Work to be completed = Both the line containing "Reproduce this diagram with TikZ." and the line containing "(d2) at (47,648)" belong in the copy, as do all lines between them, copied exactly; pictures do not.

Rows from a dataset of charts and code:
┌────────
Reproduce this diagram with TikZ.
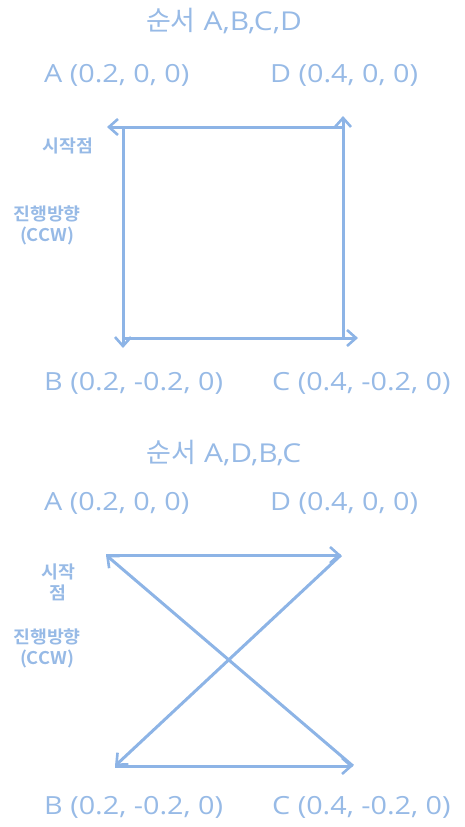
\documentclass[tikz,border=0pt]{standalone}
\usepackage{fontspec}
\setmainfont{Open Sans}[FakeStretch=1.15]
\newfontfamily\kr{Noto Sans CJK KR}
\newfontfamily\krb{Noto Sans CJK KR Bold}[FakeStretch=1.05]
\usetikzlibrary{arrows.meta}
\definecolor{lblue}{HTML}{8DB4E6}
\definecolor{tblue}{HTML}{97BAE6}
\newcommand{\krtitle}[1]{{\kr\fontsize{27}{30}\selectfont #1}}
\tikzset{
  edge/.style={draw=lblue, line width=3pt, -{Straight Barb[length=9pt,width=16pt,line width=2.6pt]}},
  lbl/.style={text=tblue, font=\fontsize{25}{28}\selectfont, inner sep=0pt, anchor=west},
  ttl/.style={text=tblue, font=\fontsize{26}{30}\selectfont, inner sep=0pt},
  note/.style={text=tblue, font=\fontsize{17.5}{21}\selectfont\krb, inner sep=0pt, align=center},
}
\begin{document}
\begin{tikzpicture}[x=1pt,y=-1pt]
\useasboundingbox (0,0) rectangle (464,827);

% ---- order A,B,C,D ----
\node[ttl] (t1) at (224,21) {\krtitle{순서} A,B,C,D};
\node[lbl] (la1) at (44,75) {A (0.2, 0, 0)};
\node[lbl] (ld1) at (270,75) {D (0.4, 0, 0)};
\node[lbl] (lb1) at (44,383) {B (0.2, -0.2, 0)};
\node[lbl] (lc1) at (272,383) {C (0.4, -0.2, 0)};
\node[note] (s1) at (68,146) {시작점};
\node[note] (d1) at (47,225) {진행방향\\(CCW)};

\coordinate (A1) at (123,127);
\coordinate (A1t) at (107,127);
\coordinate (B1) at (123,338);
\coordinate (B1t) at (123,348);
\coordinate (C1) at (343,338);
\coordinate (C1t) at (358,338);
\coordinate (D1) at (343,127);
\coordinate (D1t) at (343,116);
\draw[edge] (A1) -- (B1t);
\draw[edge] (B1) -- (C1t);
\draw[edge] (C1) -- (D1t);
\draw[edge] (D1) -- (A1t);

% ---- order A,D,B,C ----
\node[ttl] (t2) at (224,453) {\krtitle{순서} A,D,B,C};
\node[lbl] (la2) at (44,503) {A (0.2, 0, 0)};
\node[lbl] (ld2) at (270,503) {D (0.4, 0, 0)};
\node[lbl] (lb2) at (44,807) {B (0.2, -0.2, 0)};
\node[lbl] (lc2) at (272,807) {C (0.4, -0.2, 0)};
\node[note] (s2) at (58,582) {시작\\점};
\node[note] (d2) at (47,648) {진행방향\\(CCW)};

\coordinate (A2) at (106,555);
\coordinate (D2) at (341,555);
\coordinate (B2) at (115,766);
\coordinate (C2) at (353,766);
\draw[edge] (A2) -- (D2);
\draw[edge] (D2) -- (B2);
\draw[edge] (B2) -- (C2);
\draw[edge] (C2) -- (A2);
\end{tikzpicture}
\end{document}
└────────
┌────────
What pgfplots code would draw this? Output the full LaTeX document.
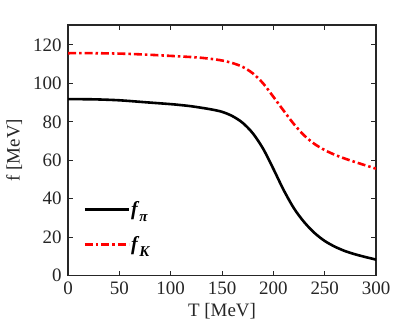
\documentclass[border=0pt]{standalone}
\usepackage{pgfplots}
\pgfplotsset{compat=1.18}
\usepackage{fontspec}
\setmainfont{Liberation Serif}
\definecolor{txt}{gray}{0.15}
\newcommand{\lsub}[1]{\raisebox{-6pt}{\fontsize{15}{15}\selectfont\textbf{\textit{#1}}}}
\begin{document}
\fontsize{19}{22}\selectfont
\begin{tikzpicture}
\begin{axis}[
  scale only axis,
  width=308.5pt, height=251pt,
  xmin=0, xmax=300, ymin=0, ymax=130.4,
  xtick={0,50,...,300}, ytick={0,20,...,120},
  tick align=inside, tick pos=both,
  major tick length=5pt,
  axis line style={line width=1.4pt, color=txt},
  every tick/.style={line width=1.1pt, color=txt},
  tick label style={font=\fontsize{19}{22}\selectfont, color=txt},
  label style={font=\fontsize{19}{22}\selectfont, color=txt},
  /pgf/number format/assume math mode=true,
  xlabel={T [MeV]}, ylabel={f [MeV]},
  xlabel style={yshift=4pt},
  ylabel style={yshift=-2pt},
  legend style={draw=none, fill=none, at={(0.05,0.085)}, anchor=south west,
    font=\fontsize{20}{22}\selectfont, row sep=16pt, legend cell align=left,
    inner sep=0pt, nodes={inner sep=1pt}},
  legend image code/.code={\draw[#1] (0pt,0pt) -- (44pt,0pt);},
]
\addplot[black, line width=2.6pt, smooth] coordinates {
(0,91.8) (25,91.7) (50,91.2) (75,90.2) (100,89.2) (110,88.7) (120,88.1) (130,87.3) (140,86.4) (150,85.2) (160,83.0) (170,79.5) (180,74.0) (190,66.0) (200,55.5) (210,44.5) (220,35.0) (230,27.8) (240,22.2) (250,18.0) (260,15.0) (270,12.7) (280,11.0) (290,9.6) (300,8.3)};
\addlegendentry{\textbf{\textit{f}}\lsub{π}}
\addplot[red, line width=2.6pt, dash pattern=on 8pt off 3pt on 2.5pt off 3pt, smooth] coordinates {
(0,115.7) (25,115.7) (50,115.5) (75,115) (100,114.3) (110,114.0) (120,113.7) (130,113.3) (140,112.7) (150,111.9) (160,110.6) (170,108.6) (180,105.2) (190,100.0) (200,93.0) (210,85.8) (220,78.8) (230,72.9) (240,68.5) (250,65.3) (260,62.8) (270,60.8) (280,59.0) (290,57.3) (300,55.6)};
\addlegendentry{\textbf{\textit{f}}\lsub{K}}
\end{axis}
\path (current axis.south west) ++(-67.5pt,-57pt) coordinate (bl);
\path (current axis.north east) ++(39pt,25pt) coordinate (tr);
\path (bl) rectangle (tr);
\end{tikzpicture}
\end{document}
└────────
Solution for this exercise =
Reproduce this diagram with TikZ.
\documentclass[tikz,border=0pt]{standalone}
\usepackage{fontspec}
\setmainfont{Open Sans}[FakeStretch=1.15]
\newfontfamily\kr{Noto Sans CJK KR}
\newfontfamily\krb{Noto Sans CJK KR Bold}[FakeStretch=1.05]
\usetikzlibrary{arrows.meta}
\definecolor{lblue}{HTML}{8DB4E6}
\definecolor{tblue}{HTML}{97BAE6}
\newcommand{\krtitle}[1]{{\kr\fontsize{27}{30}\selectfont #1}}
\tikzset{
  edge/.style={draw=lblue, line width=3pt, -{Straight Barb[length=9pt,width=16pt,line width=2.6pt]}},
  lbl/.style={text=tblue, font=\fontsize{25}{28}\selectfont, inner sep=0pt, anchor=west},
  ttl/.style={text=tblue, font=\fontsize{26}{30}\selectfont, inner sep=0pt},
  note/.style={text=tblue, font=\fontsize{17.5}{21}\selectfont\krb, inner sep=0pt, align=center},
}
\begin{document}
\begin{tikzpicture}[x=1pt,y=-1pt]
\useasboundingbox (0,0) rectangle (464,827);

% ---- order A,B,C,D ----
\node[ttl] (t1) at (224,21) {\krtitle{순서} A,B,C,D};
\node[lbl] (la1) at (44,75) {A (0.2, 0, 0)};
\node[lbl] (ld1) at (270,75) {D (0.4, 0, 0)};
\node[lbl] (lb1) at (44,383) {B (0.2, -0.2, 0)};
\node[lbl] (lc1) at (272,383) {C (0.4, -0.2, 0)};
\node[note] (s1) at (68,146) {시작점};
\node[note] (d1) at (47,225) {진행방향\\(CCW)};

\coordinate (A1) at (123,127);
\coordinate (A1t) at (107,127);
\coordinate (B1) at (123,338);
\coordinate (B1t) at (123,348);
\coordinate (C1) at (343,338);
\coordinate (C1t) at (358,338);
\coordinate (D1) at (343,127);
\coordinate (D1t) at (343,116);
\draw[edge] (A1) -- (B1t);
\draw[edge] (B1) -- (C1t);
\draw[edge] (C1) -- (D1t);
\draw[edge] (D1) -- (A1t);

% ---- order A,D,B,C ----
\node[ttl] (t2) at (224,453) {\krtitle{순서} A,D,B,C};
\node[lbl] (la2) at (44,503) {A (0.2, 0, 0)};
\node[lbl] (ld2) at (270,503) {D (0.4, 0, 0)};
\node[lbl] (lb2) at (44,807) {B (0.2, -0.2, 0)};
\node[lbl] (lc2) at (272,807) {C (0.4, -0.2, 0)};
\node[note] (s2) at (58,582) {시작\\점};
\node[note] (d2) at (47,648) {진행방향\\(CCW)};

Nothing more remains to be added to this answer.